Dataset extract:
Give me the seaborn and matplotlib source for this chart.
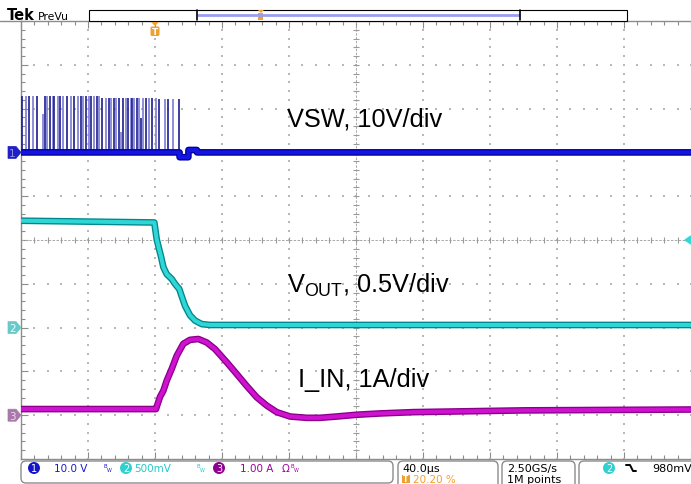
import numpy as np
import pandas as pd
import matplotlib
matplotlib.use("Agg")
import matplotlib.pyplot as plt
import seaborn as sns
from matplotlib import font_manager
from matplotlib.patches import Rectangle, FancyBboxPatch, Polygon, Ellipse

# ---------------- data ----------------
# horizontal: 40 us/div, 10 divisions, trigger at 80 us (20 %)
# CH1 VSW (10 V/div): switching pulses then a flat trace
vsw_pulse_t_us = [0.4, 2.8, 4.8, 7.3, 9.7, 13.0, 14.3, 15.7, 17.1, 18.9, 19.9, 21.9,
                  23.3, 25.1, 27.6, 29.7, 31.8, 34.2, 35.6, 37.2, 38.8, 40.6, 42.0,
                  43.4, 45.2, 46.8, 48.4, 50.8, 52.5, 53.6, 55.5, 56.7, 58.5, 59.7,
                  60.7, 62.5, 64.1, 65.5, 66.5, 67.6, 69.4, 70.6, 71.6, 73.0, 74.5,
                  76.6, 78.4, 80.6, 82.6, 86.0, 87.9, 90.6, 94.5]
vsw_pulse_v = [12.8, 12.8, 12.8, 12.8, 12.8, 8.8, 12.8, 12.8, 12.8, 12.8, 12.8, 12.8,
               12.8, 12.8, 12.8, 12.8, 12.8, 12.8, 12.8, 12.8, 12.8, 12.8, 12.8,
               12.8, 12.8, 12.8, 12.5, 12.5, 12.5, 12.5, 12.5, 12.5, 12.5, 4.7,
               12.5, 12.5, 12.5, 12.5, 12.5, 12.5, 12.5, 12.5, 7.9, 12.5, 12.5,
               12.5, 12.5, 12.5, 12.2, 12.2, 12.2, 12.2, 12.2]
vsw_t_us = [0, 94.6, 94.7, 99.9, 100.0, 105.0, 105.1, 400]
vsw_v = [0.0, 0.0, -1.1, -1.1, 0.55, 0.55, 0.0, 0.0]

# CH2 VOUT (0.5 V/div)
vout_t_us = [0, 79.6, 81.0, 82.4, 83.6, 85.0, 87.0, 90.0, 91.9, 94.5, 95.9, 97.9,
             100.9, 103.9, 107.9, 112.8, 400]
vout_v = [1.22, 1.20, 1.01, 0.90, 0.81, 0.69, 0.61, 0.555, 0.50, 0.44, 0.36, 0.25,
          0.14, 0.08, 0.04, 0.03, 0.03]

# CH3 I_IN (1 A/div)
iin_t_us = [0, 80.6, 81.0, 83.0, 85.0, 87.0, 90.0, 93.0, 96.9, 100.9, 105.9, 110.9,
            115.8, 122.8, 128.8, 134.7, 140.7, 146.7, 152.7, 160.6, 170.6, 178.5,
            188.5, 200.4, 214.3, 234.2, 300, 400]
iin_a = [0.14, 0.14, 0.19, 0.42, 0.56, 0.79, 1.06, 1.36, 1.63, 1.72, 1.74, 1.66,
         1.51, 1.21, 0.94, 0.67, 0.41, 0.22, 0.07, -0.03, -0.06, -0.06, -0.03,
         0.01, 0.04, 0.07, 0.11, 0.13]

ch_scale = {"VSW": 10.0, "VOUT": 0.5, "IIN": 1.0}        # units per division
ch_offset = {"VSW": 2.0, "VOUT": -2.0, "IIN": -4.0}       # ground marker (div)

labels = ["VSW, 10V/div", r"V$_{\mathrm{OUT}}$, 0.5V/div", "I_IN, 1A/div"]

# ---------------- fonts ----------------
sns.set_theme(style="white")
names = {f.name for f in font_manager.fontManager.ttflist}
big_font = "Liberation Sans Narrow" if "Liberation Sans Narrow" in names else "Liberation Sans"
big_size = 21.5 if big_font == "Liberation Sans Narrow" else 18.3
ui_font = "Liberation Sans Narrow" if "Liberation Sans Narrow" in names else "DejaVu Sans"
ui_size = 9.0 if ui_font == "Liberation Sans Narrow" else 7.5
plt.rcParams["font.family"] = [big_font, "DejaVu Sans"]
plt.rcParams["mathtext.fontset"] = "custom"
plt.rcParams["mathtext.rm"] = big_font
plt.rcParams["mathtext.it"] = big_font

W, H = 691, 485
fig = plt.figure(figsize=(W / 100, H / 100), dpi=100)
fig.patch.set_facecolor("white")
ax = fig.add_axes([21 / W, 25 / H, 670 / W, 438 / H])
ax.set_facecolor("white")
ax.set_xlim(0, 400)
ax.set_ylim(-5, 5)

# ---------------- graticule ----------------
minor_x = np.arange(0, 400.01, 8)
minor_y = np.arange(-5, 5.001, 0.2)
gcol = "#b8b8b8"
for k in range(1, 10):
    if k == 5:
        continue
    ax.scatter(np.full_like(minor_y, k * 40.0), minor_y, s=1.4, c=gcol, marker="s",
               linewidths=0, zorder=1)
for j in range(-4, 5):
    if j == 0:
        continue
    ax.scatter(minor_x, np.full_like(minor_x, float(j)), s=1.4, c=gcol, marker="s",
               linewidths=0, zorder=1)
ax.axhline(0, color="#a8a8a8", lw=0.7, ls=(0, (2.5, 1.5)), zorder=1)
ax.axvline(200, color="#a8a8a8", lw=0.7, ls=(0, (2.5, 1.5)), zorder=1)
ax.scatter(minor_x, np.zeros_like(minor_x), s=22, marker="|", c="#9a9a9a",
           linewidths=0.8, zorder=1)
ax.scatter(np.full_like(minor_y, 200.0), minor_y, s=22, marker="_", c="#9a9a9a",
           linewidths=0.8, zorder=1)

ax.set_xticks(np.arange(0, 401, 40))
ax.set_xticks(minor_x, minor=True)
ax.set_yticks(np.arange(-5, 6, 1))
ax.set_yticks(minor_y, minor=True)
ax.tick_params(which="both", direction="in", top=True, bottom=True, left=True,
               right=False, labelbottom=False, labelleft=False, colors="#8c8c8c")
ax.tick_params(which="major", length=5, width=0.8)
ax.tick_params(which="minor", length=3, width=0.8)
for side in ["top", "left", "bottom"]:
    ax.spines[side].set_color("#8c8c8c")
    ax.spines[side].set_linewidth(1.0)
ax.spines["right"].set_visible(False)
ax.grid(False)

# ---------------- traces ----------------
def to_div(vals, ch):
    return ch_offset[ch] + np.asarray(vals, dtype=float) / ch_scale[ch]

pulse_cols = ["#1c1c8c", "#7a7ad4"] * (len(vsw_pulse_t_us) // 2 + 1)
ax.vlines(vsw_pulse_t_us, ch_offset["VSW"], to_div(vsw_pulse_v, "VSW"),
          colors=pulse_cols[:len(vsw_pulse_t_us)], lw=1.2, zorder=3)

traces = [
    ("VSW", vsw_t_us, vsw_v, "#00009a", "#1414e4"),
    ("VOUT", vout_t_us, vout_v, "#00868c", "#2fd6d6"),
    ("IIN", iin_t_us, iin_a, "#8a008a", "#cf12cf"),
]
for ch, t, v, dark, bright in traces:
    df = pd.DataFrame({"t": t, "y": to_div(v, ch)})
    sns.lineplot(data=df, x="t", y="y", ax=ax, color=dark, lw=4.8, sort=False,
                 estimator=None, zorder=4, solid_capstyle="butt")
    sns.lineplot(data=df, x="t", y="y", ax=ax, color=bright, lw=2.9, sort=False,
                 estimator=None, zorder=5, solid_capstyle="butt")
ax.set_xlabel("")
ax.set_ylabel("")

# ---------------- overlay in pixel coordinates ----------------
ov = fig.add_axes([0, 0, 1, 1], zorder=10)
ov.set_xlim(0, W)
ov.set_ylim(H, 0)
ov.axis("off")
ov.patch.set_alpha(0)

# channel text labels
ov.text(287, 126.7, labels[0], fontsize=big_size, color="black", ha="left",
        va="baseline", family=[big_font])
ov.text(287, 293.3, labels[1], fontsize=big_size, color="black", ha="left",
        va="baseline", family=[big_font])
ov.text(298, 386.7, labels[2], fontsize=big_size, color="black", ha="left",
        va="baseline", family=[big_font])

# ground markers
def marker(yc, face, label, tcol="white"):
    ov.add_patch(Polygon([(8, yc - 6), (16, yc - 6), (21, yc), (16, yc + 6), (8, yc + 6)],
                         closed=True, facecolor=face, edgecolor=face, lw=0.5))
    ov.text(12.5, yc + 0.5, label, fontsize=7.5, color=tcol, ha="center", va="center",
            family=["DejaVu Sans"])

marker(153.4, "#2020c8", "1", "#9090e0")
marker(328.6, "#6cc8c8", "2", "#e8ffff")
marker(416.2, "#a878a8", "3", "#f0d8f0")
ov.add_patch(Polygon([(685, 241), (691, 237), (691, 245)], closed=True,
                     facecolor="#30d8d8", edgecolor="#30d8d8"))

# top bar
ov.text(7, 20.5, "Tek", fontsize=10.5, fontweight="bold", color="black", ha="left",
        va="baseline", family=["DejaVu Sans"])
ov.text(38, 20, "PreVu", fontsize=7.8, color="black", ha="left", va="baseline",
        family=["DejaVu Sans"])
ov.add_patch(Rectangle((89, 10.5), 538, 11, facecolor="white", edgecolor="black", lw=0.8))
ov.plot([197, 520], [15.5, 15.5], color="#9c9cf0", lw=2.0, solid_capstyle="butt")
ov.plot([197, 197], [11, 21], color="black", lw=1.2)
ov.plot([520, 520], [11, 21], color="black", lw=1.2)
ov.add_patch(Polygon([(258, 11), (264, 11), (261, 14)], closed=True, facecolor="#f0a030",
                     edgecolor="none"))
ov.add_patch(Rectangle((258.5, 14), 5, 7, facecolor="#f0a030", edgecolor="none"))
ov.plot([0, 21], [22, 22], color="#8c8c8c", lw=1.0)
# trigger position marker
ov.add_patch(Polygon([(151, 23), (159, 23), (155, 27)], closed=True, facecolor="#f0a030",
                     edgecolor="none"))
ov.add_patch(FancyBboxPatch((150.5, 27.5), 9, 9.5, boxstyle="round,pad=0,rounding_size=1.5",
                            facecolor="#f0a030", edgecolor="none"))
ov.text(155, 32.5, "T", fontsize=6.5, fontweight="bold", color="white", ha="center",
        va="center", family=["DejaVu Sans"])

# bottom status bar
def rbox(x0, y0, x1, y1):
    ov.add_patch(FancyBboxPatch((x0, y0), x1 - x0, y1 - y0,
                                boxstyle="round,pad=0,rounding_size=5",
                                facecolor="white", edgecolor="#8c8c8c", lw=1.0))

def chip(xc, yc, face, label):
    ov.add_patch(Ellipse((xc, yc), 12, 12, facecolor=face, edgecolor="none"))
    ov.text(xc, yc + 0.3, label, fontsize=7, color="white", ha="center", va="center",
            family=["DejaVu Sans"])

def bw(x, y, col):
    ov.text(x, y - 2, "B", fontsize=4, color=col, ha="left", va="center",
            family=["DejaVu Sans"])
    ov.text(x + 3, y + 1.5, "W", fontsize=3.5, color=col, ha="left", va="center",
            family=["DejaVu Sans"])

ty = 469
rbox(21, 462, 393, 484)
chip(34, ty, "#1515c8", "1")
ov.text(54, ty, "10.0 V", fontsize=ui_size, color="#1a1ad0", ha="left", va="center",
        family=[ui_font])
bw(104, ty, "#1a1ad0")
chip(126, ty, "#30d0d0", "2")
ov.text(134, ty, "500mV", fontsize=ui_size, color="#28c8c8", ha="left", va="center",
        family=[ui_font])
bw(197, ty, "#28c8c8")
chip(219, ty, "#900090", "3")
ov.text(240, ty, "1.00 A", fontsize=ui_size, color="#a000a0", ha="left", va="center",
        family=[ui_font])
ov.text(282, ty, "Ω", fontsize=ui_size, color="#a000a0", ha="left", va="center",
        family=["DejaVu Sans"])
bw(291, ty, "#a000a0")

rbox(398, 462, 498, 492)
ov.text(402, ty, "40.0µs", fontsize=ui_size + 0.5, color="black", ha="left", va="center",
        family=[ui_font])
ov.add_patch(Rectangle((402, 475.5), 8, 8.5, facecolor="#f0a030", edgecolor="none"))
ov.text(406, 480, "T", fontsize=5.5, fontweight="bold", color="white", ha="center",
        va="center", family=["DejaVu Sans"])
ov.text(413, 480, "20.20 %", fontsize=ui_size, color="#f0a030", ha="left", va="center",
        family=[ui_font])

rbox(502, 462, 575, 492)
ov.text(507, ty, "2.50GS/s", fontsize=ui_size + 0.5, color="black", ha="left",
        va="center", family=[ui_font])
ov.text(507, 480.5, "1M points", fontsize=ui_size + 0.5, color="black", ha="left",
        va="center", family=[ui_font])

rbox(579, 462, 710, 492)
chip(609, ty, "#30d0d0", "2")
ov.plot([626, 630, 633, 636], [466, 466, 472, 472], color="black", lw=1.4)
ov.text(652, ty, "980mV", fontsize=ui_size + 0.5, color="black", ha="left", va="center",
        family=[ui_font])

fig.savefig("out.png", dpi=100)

What is required:
Starting at the top of the listing above, please restate word for word each line up to and including the one that holds "from matplotlib.patches import", omitting every image.

Result below:
Give me the seaborn and matplotlib source for this chart.
import numpy as np
import pandas as pd
import matplotlib
matplotlib.use("Agg")
import matplotlib.pyplot as plt
import seaborn as sns
from matplotlib import font_manager
from matplotlib.patches import Rectangle, FancyBboxPatch, Polygon, Ellipse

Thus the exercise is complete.